The original Magic Bus set off from a cockroach-infested office on Amsterdam's Dam Square and almost levitated across border posts on a cloud of hashish smoke. Travel was a state of mind, an inner journey fuelled by narcotics, an escape from suburbia and the emptiness of unexamined lives. Its travellers were stimulated by writers like Ginsberg and Kerouac, Beats who invented the "now life" in reaction to the deferred pleasures of their parents' world.

It was an age of innocence, of stoned romantics travelling without money, rejecting materialism and severing relationships with careers and governments. Rock music articulated the new consciousness, and the Beatles went on the road to Rishikesh in India, where they wrote some of their best songs.

It all seems so naive now, a hallucinogenic freak-show. Yet Rory MacLean encounters a group of Americans taking the overland route in a yellow Camper and, in this book, joins them "on the hippie trail" from Istanbul to India. They are texting friends, one carries a Blackberry, but Rory's guide Hetty, an ex-flower child, is a "tie-dyed dinosaur".

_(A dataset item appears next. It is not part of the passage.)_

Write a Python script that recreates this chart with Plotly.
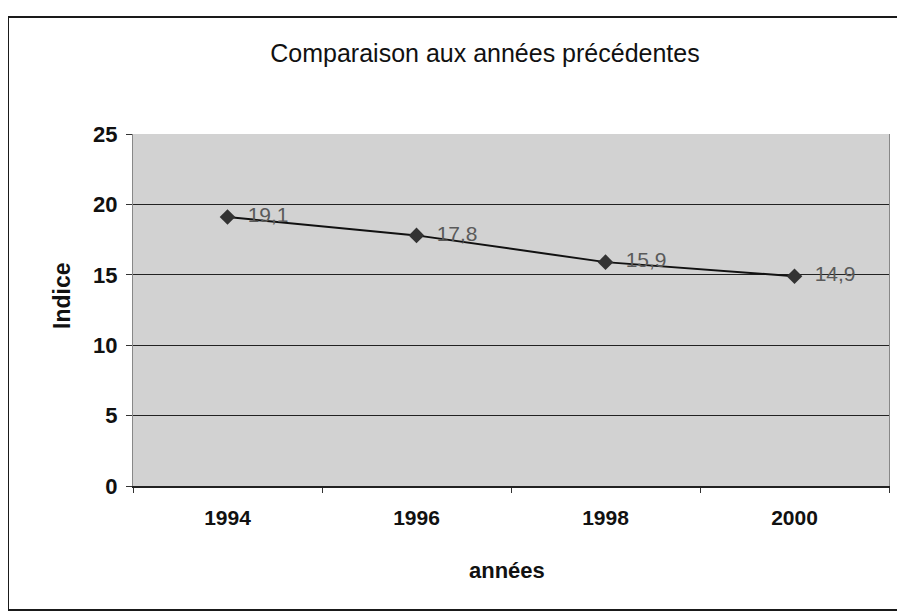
import plotly.graph_objects as go

years = ["1994", "1996", "1998", "2000"]
indice = [19.1, 17.8, 15.9, 14.9]
labels = ["\u00a0\u00a0" + f"{v:.1f}".replace(".", ",") for v in indice]
y_ticks = [0, 5, 10, 15, 20, 25]

FONT = "Liberation Sans, Arial, sans-serif"
L, T, W, H = 125, 126, 756, 352

fig = go.Figure()
fig.add_trace(go.Scatter(
    x=years, y=indice, mode="lines+markers+text",
    text=labels, textposition="middle right",
    textfont=dict(family=FONT, size=21, color="#5a5a5a"),
    line=dict(color="#111111", width=2),
    marker=dict(symbol="diamond", size=12, color="#333333"),
    showlegend=False, cliponaxis=False,
))

fig.update_layout(
    width=905, height=613,
    margin=dict(l=L, r=905 - L - W, t=T, b=613 - T - H),
    paper_bgcolor="white", plot_bgcolor="#d2d2d2",
    font=dict(family=FONT, color="#111111"),
    title=dict(text="Comparaison aux années précédentes", x=477 / 905, xanchor="center",
               y=1 - 45 / 613, yanchor="middle",
               font=dict(family=FONT, size=25, color="#111111")),
    xaxis=dict(type="category", range=[-0.5, len(years) - 0.5], tickson="boundaries",
               ticks="outside", ticklen=5,
               tickcolor="#333333", showgrid=False, showline=True, linecolor="#222222",
               linewidth=1.5, ticklabelstandoff=12,
               tickfont=dict(family=FONT, size=21, color="#111111", weight="bold")),
    yaxis=dict(range=[0, 25], tickvals=y_ticks, ticks="outside", ticklen=6,
               tickcolor="#333333", showgrid=True, gridcolor="#222222", gridwidth=1,
               zeroline=False, showline=True, linecolor="#888888", mirror=True,
               ticklabelstandoff=4,
               tickfont=dict(family=FONT, size=22, color="#111111", weight="bold")),
    annotations=[
        dict(text="Indice", xref="paper", yref="paper", x=(54 - L) / W, y=0.54,
             textangle=-90, showarrow=False, xanchor="center", yanchor="middle",
             font=dict(family=FONT, size=23, color="#111111", weight="bold")),
        dict(text="années", xref="paper", yref="paper", x=(499 - L) / W,
             y=-(562 - (T + H)) / H, showarrow=False, xanchor="center", yanchor="middle",
             font=dict(family=FONT, size=22, color="#111111", weight="bold")),
    ],
)

fig.add_shape(type="rect", xref="paper", yref="paper",
              x0=(0 - L) / W, x1=(915 - L) / W,
              y0=-(602 - (T + H)) / H, y1=1 + (T - 9) / H,
              line=dict(color="#1a1a1a", width=2), fillcolor="rgba(0,0,0,0)")

fig.write_html("out.html")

A few months after MacLean leaves Istanbul, a suicide bomber destroys the British Consulate, killing 27 people. Iran is a chaos of contradictions and an Iranian girl denounces the West: "you lost your way, forgot your God and now belong nowhere." Afghanistan is no longer a place to wander freely; it's a land of ten million landmines. The Minister for Tourism is unavailable for interview because he was recently assassinated. In Nepal the infamous Charles Sobhraj, a ruthless con artist who brought terror to the hippie trail, is finally convicted. Geoff Crowther, who wrote the original Lonely Planet Overland to India guide, is now holed up in Goa. He is a wreck of a man, his moments of clarity giving way to despair. "Some of the lost souls of Kathmandu committed suicide," MacLean writes. "Others turned to heroin, most simply let go of their disappointed dreams".

The wheels of the Magic Bus are no longer turning, its carcass is a burnt-out hulk. Yet MacLean's account of his 6000-mile trip is an excellent account of this long and winding road. He is a perceptive and entertaining guide, with a poet's eye for sensual lands of strange beauty: an Eastern paradise, full of promise, that turned into the dark side of the moon.